Teaching Practice
My performance and activist practices have always been in dialogue with the community through regular live encounters that aim to foster an emotionally visceral and anti-colonial relationship between the body and its empirical history. These encounters have happened in the form of workshops, regular courses, and activist interventions. Below are three examples of how I currently deliver this practice.
ACCESS + ETHICS STATEMENT
As a white, queer artist I am intent on facilitating an anti-racist, anti-ableist, anti-imperialist space. While I do not believe in completely safe or accessible spaces, I do believe in safer and more accessible spaces, and each encounter is an opportunity to reconsider the ways in which barriers exist. Accountability practices are central to the way I facilitate experiences, and I welcome dialogue throughout from the participants as unforeseen problems may come up. However, it is also important to note that I am an artist and activist, but not a therapeutic practitioner and not qualified to facilitate such a process. While these practices do not avoid the topics of trauma and healing, on the contrary, it is also important to remember that these are community spaces and that prior self care and individual responsibility are important factors when entering a space where difficult subject matter may be touched upon.

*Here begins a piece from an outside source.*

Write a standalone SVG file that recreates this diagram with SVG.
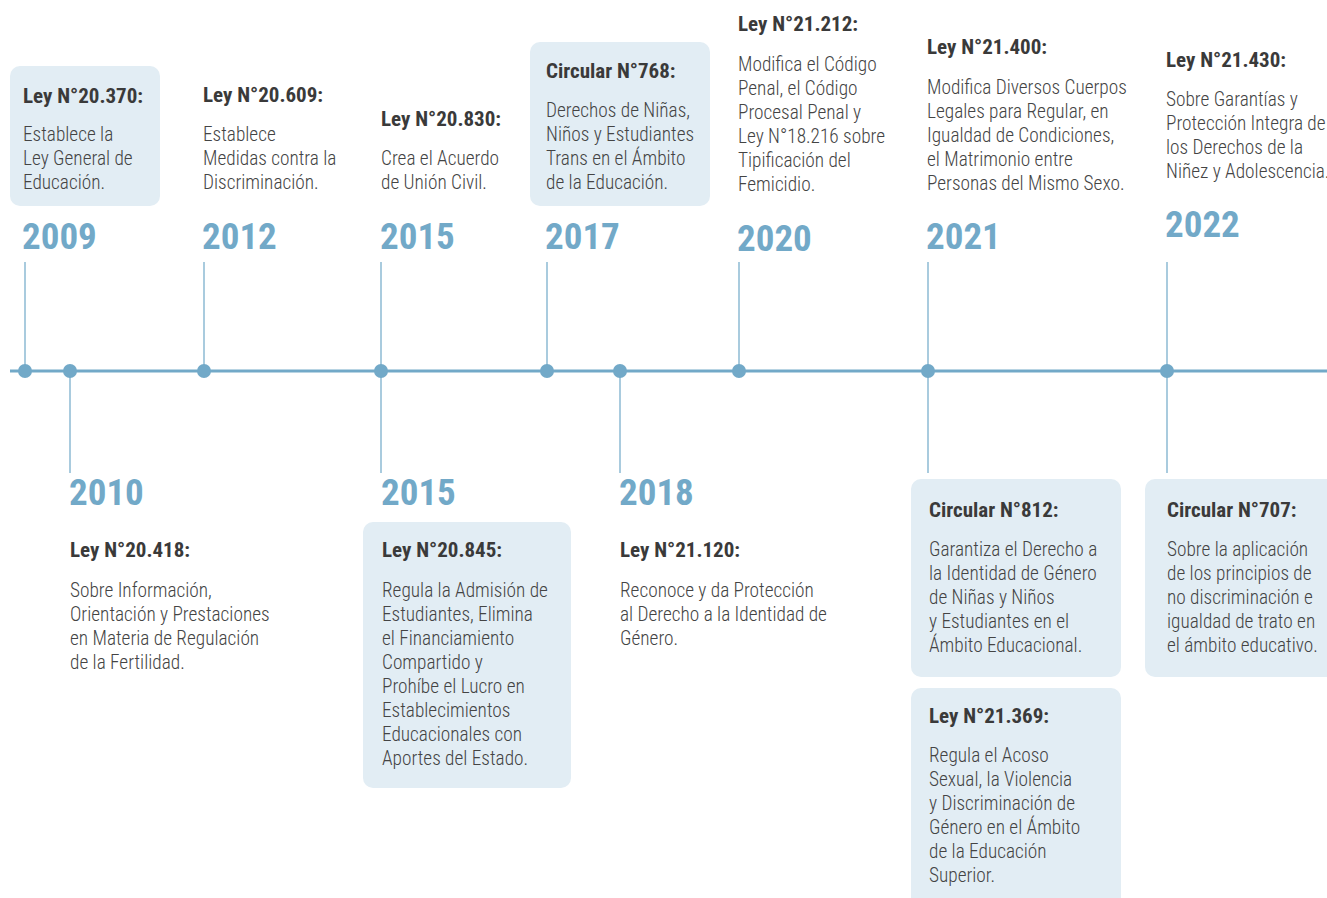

While often impossible to predict the various triggers that may occur, boundaries and social sensitivity are also part of the learning process and I ask participants to be open to navigating this together, as I also continue to encounter new questions, difficulties, and areas of growth in the process of teaching.
Performance Strategies for the Activist Artist
This workshop is done as a longer session over the course of at least 3 days in which I share my performance making methods with the participants.
We will first work together on the means of writing and developing a concept of their own political and artistic interests with an attentive consideration for ethics and accountability as an essential part of this process. I will explain the method through which I decide how to shape my own urgencies into performative proposals and the editing process I go through in order to arrive at an empirical perspective that has larger political relevance without relying on appropriation or co-optation. Participants may decide if they wish to work in groups, duos, or alone depending on the intersection of their urgencies.
We then migrate to doing. I will offer a series of body research and writing tools to instigate the creation of a comprehensive archive of different actions and self authored texts for each participant's concept. We will also think further through the ethical ways of using sites of reference and inspiration from other artistic works, visual political phenomenon, or historical imagery. The participants will work through this material within the group, sharing and discussing the research in order to understand its impact, deepen its relevance, and transform its function.
The final stage of the workshop involves the composition of a performance draft which will be shared with the group.
Image: Ebullient Films

Archiving the Body
"Archiving the Body” is an artistic approach to the body as a site of memories, of historical counter-evidence, a living archive. This practice looks at the body as a site of repression and carcerality in the nation state, and provides tools to research what the body knows, remembers, and feels outside of those impositions. The body is proposed as its own source of critical evidence in the lived experience of each person, a site which must be excavated and utilized in order to resist an oppressive social order.
The workshop brings the autobiographical into politically active critique. We will work with both movement improvisation methods and writing prompts as collaborative tools. Beginning with individual research, we will move into duo and group work as the workshop progresses, questioning how our individual histories can maintain their integrity, while also transforming through the act of collective resistance and community building.
No dance experience is necessary to attend, although some experience of being in the body through a somatic practice is generally useful.
Image: Rudi Berr

Improvisation and Instant Composition
This course has been developed in dialogue with my decades of experience in the field of contemporary dance practices, and the improvisatory and compositional tools I continue to use when researching the body. The course aims to inspire emotional and physical promiscuity in the body and the development of an intuitive personal movement language.
The course begins with a 40 minute warm up in which we begin with a particular theme that will take us through the rest of the session. The warm up takes us through the entire body, beginning with self touch, descriptive imagery, and an awareness of the space before developing into fully visceral movement language that responds to an audio-visual guided experience. The 40 minutes begins in stillness and ends in a dynamic embodied experience.
In the last half of the class we continue to develop on the theme of the day and the language discovered in the warm up. Through a series of tasks, the participants will work both individually and in groups to develop instant compositions and the capacity to choreograph the body in space as an intuitive and emotionally sensitive community practice.